В 2006 году «Голос бездны» вышел в красивой обложке, под которой помещались три повести про Сергея Лисицына. С 1998 года минуло восемь лет. Разве столько должна пробиваться книга к читателю, особенно если учесть, что книга развлекательная и что нет надобности как-то особенно рекламировать её? Русский триллер – так было указано на обложке. Я бы не горевал, если бы «Голос бездны» вообще не опубликовали, это не потеря для отечественной культуры. Однако в обстоятельствах, когда ежемесячно на прилавки выбрасываются сотни наименований всевозможной муры, в сравнении с которой «Голос бездны» может считаться блистательным сочинением, сложная судьба этой скороспелой поделки удивляет. Так что начинающим писателем нужно помнить, что звёзды играют важную роль в творческой жизни. Поэтому я рекомендую заниматься писательством для себя, а уж если судьба не проявит особых капризов, то книга будет опубликована и даже станет любимой читателями.
Это будет самая короткая глава…
Однажды пришла мне в голову мысль снять фильм об Аляске. Знаю, что мало кто понимает, насколько это звучит амбициозно. Но это было не просто амбициозно, а умопомрачительно, если принять во внимание, что «снять фильм» я решил, будучи школьником. Я учился в восьмом классе московской школы № 449. У меня была кинокамера 8 мм (обращаю внимание на слово «кино», потому что «видео» в то время не существовало в помине). Каждая кассета с плёнкой имела продолжительность 2,5 минуты. Скажем прямо, что это очень мало, чтобы воплотить хотя бы какую-то идею об Аляске, живя в Москве, в районе Измайлово, в интернате КГБ СССР и т.д… Я привлёк к участию в фильме двух моих интернатских друзей – Ваню Бурлакова и Стаса Оболенцева. Нашей Аляскинской декорацией служили огромные сугробы вокруг зелёного деревянного забора, обрамлявшего территорию интерната, которого давно не существует. Ваня и Стас колотили друг друга кулаками и больше ничем не занимались. Часть сцены мы сняли за пределами интерната, а часть снимали внутри, возле здания медицинского изолятора. Из окошка за нами наблюдала Галя Ашчьян. На её очаровательном армянском лице выражалась вся глубина недоумения, которая может охватить человека при виде бессмысленной молотильни кулаками по плечам и голове, потому что она не сразу поняла, что это не настоящая драка, а инсценировка.
Теперь вы должны понять главное: почему я пишу об этом «ужасе».
Дело в том, что я был убеждён, что все зрители увидят Аляску, а все увидели Стаса и Ваню, мутузивших друг друга на фоне нашего интернатского забора. Увидели в на метровом экране в учебной комнате, где была устроена официальная премьера нашего «фильма». Увидели только Стаса и Ваню. Я вынужден был долго втолковывать зрителям, что дело происходит на Аляске, что драка завязалась из-за мешочка с золотым песком… Все от души смеялись… И всё…

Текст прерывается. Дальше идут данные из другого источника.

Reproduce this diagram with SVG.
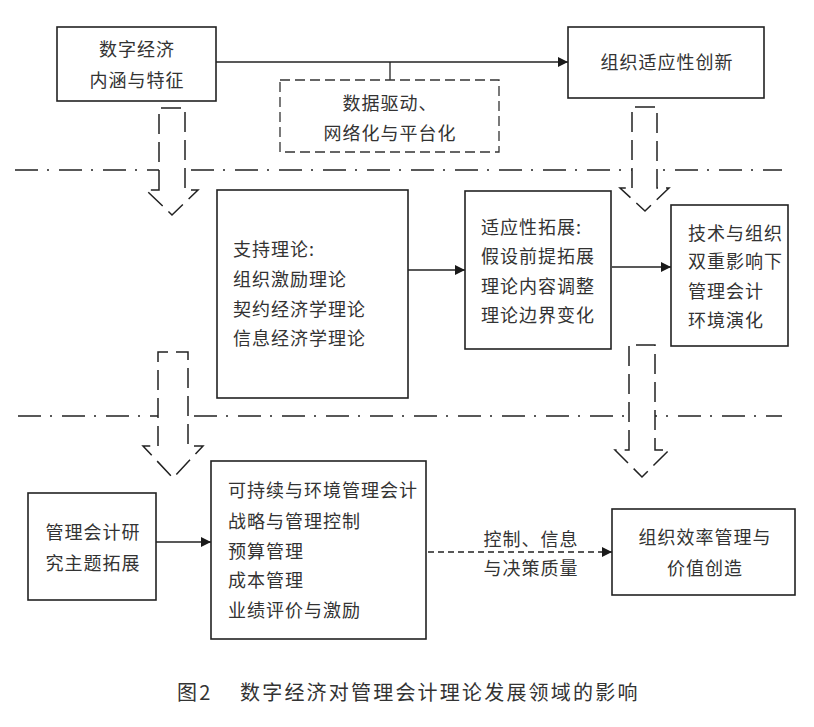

Публичный показ завершился оглушительным провалом.
Почему?
Я был уверен, что все увидят то, что видел я. А я видел… Нет, так не объяснить… Я жил в то время в мире Джека Лондона, читая и перечитывая подряд его книги одну за другой. И если я смотрел на заснеженное дерево, то это было дерево Клондайка. И вокруг того дерева тянулись снежные равнины и горы. Вокруг не громоздились дома и не громыхали трамваи. Стасик и Ваня не играли для меня – они были персонажами, вышедшими оттуда. Правда, они не знали об этом и просто развлекались. Смотря на них через окуляр крохотной кинокамеры, я заглядывал в другой мир, но никто другой не знал этого. Все видели только Ваню и Стаса. Все видели двух пятнадцатилетних подростков в современной одежде, а для меня они были взрослыми мужчинами, закалёнными старателями, матёрыми убийцами. Я также видел высокие горы над еловыми лесами, где их не было и не могло быть на самом деле. Я был убеждён, что сброшенные за спину шапки-ушанки загипнотизируют всех, что они будут «окном», сквозь которое откроется всё остальное…
Однако шапки-ушанки остались для моих зрителей тем, чем они были. Я понял это не сразу, а много лет спустя, когда случайно вспомнил об этой киноплёнке, давно превратившейся в труху. И это понимание стало для меня «ключом» к новому пониманию: если вы что-то видите, это не означает, что другие видят то же самое. В первую очередь это касается воображения, ибо воображение – штука тонкая, почти несуществующая. Дверь, куда легко входите вы, не обязательно открывается для других. Вы, как художник, должны создать этот мир, потрудиться над его деталями, чтобы они убедили вашего читателя (или зрителя) в реальности того, что вы предлагаете.